Distance: 30,5 km (19 mi) for a total of 1209,6 km (751,7 mi)
Ascent (ca.): 650 m (2135 ft)
Weather: Showers in the morning, clearing up over the day, sunny in the evening
It already had been raining during the night as I recognised when I woke up once. By the time I wanted to get up and pack it started again so it was a heavier tent with all the water on it to carry as well. The views were not only restricted because of the rain but also because of the mist although this gave some interesting effects.

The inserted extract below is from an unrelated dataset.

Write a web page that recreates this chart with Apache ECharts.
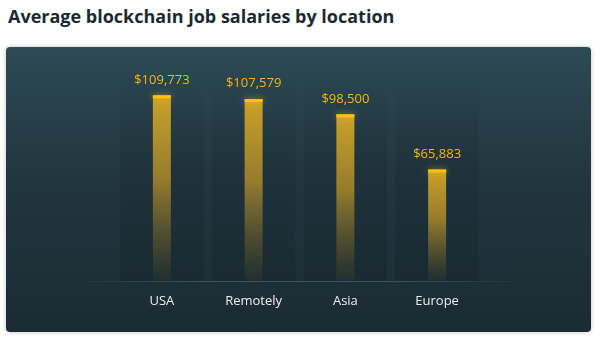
<!DOCTYPE html>
<html>
<head>
<meta charset="utf-8">
<script src="https://cdn.jsdelivr.net/npm/echarts@6/dist/echarts.min.js"></script>
<style>
  html, body { margin: 0; padding: 0; background: #fff; width: 600px; height: 344px; overflow: hidden; }
  h1 {
    position: absolute; left: 8px; top: 4px; margin: 0;
    font-family: "Open Sans", sans-serif; font-weight: 700; font-size: 18px;
    color: #1b2a33; letter-spacing: 0;
  }
  #panel {
    position: absolute; left: 6px; top: 47px; width: 585px; height: 285px;
    border-radius: 4px;
    background: linear-gradient(to bottom, #2d4a56 0%, #22363f 45%, #1b2b33 100%);
    box-shadow: 0 0 4px rgba(0,0,0,0.25);
  }
  #chart { position: absolute; left: 0; top: 0; width: 585px; height: 285px; }
</style>
</head>
<body>
<h1>Average blockchain job salaries by location</h1>
<div id="panel"><div id="chart"></div></div>
<script>
// Average salary per location (USD)
const locations = ['USA', 'Remotely', 'Asia', 'Europe'];
const salaries = [109773, 107579, 98500, 65883];
const axisMax = 120000;

const chart = echarts.init(document.getElementById('chart'), null, { renderer: 'canvas' });

const fmt = v => '$' + v.toLocaleString('en-US');

chart.setOption({
  backgroundColor: 'transparent',
  textStyle: { fontFamily: '"Open Sans", sans-serif' },
  grid: { left: 110, right: 108, top: 31, bottom: 51 },
  xAxis: [
    {
      type: 'category', data: locations,
      axisLine: { show: false }, axisTick: { show: false },
      axisLabel: { color: '#e8eef0', fontSize: 13, margin: 14 }
    },
    { type: 'category', data: locations, show: false }
  ],
  yAxis: { type: 'value', min: 0, max: axisMax, show: false, splitLine: { show: false } },
  series: [
    {
      // darker column behind each category
      type: 'bar', xAxisIndex: 1, barWidth: '91%', silent: true,
      data: locations.map(() => axisMax),
      itemStyle: {
        color: new echarts.graphic.LinearGradient(0, 0, 0, 1, [
          { offset: 0, color: 'rgba(10,20,26,0)' },
          { offset: 0.35, color: 'rgba(10,20,26,0.10)' },
          { offset: 1, color: 'rgba(10,20,26,0.16)' }
        ])
      },
      z: 1
    },
    {
      type: 'bar', barWidth: 18, barGap: '-100%',
      data: salaries,
      itemStyle: {
        color: new echarts.graphic.LinearGradient(0, 0, 0, 1, [
          { offset: 0, color: 'rgba(214,167,40,0.95)' },
          { offset: 0.45, color: 'rgba(190,150,40,0.75)' },
          { offset: 1, color: 'rgba(150,120,40,0.05)' }
        ])
      },
      label: {
        show: true, position: 'top', distance: 9,
        color: '#f6b60a', fontSize: 13,
        formatter: p => fmt(p.value)
      },
      z: 3
    },
    {
      // bright cap on top of each bar
      type: 'pictorialBar', barWidth: 18, barGap: '-100%',
      symbol: 'rect', symbolSize: [18, 3], symbolPosition: 'end',
      symbolOffset: [0, 0],
      data: salaries,
      itemStyle: { color: '#ffc107', shadowColor: 'rgba(255,196,0,0.6)', shadowBlur: 6 },
      z: 4
    }
  ]
});

// Faint baseline that fades out at both ends
const y0 = chart.convertToPixel({ yAxisIndex: 0 }, 0);
chart.setOption({
  graphic: [{
    type: 'rect',
    shape: { x: 52, y: Math.round(y0), width: 480, height: 1 },
    style: {
      fill: new echarts.graphic.LinearGradient(0, 0, 1, 0, [
        { offset: 0, color: 'rgba(120,150,160,0)' },
        { offset: 0.3, color: 'rgba(120,150,160,0.35)' },
        { offset: 0.7, color: 'rgba(120,150,160,0.35)' },
        { offset: 1, color: 'rgba(120,150,160,0)' }
      ])
    },
    silent: true, z: 5
  }]
});
</script>
</body>
</html>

Yesterday evening in the pub I had enquired about the likely condition of the path across Sleightholme Moor because Geoff had warned me that it has a reputation for being very wet and boggy which was also confirmed by Paddy Dillon in his guidebook. The answers I got weren’t too promising and with the rain it was settled that I would take the bad weather alternative. When the PW finally left the good track to make its way through the fields again unmistakable signs that I’m getting nearer to Scotland appeared. Of course, there had been thistles before but not that beautiful 😉
There are two alternative routes for the PW, separating shortly before the A66. I wanted to use the one which underpasses the road to get onto the moors again. The second one does a loop through Bowes, but I was not interested in paying a visit to the town today. Not sure whether I was distracted or if signage was poor around the fork, but I missed my route at first. When I recognised that the signs would lead me parallel to the A66 I rapidly retraced my steps to the right track.
The path across Cotherstone Moor didn’t give the impression of being used by as many walkers as the PW usually does. I didn’t met a single person and not even saw somebody in the distance, so it felt really remote. Thus said I wondered who would need pink wrapping up here or what purpose it was thought to serve on the signpost …?

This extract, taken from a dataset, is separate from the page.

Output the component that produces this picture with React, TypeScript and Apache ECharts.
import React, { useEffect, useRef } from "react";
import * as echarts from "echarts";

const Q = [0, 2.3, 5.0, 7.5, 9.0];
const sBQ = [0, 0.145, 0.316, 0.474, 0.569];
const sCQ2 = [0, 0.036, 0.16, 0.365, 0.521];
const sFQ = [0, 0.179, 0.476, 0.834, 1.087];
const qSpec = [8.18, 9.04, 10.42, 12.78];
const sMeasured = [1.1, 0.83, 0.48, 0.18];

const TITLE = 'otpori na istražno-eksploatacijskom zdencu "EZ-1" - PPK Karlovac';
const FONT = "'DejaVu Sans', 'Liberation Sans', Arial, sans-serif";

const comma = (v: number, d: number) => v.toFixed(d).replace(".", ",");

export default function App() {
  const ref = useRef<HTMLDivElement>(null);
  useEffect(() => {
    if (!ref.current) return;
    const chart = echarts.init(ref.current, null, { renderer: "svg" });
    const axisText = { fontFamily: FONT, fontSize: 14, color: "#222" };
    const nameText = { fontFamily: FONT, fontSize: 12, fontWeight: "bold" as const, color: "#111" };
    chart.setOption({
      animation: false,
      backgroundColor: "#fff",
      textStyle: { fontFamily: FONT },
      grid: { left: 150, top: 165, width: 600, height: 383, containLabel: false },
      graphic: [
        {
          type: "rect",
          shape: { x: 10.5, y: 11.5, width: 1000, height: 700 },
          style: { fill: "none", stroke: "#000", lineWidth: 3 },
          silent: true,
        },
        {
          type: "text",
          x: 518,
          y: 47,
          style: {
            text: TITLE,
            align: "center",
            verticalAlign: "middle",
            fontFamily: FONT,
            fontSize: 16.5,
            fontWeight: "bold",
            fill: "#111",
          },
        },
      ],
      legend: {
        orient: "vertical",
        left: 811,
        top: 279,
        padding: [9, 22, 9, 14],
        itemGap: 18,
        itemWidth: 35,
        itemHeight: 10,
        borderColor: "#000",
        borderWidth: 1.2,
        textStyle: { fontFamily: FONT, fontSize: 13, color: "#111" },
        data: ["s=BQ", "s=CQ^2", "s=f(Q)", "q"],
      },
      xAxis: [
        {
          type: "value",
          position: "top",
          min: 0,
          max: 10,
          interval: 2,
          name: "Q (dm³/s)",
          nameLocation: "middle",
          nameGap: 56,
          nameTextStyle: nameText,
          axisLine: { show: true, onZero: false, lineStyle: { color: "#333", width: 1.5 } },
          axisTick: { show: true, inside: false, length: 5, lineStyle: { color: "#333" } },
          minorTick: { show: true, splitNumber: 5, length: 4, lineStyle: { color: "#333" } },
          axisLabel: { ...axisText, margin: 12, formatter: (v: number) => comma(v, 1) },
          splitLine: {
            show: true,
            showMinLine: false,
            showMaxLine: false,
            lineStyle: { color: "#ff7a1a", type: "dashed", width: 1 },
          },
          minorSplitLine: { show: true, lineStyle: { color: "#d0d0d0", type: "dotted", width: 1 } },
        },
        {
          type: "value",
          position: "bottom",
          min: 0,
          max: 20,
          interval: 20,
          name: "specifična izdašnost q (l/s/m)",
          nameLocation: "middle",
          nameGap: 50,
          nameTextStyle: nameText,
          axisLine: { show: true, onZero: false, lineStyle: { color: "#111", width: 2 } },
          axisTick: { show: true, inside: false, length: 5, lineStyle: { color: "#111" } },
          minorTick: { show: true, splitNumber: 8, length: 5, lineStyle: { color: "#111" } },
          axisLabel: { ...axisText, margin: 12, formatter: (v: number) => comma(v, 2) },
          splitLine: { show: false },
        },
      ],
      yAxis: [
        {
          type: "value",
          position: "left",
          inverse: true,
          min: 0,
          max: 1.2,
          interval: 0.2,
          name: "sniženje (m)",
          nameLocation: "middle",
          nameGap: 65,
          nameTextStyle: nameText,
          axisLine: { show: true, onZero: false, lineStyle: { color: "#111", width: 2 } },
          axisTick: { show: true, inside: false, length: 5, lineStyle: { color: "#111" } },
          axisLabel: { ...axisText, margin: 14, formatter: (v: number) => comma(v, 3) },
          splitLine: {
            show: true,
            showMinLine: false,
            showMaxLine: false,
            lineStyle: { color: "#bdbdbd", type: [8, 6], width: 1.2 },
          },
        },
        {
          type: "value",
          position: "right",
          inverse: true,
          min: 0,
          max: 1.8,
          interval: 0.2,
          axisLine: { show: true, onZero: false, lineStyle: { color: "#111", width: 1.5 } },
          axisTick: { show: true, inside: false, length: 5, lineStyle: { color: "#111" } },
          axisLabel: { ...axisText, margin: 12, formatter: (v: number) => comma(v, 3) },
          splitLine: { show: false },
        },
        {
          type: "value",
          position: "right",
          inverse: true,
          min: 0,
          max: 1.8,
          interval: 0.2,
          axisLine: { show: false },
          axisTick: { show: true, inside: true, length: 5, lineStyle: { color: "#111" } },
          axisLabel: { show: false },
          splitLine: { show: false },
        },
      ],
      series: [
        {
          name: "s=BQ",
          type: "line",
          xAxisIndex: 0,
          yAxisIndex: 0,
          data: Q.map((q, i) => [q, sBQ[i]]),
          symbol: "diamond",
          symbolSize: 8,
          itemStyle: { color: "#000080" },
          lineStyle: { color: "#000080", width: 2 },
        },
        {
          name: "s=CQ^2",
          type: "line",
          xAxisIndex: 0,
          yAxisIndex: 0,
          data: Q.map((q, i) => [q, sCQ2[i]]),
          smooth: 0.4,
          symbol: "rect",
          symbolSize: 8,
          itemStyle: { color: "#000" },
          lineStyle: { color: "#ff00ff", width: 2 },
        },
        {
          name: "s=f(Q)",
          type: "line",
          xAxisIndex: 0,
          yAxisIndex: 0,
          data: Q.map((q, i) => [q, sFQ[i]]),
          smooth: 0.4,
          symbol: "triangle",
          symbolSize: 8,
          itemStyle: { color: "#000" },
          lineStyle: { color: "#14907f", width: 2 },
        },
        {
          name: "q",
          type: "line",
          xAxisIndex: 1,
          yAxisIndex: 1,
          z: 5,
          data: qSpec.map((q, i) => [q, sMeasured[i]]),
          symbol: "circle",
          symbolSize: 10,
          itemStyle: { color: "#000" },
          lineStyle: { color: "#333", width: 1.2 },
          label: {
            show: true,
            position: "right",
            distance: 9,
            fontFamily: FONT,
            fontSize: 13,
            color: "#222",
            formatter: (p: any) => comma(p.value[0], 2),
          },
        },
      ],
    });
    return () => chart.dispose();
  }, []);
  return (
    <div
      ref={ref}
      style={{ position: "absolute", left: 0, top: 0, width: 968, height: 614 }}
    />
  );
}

In Baldersdale I rounded the western end of Blackton Reservoir and crossed a nature reserve. Here I found a very impressive gate closing mechanism.
The rest of the day included some up and down to Grassholme Reservoir and then some up and down to Middleton-in-Teesdale, this last bit passing this picturesque ruin.
As soon as I had pitched my tent on the campsite and made myself a bit more presentable (not that I care too much about it) I walked into town to get something to eat. The meal was good and followed by an even better chat at the bar with Sarah and John. It was a pleasure meeting you!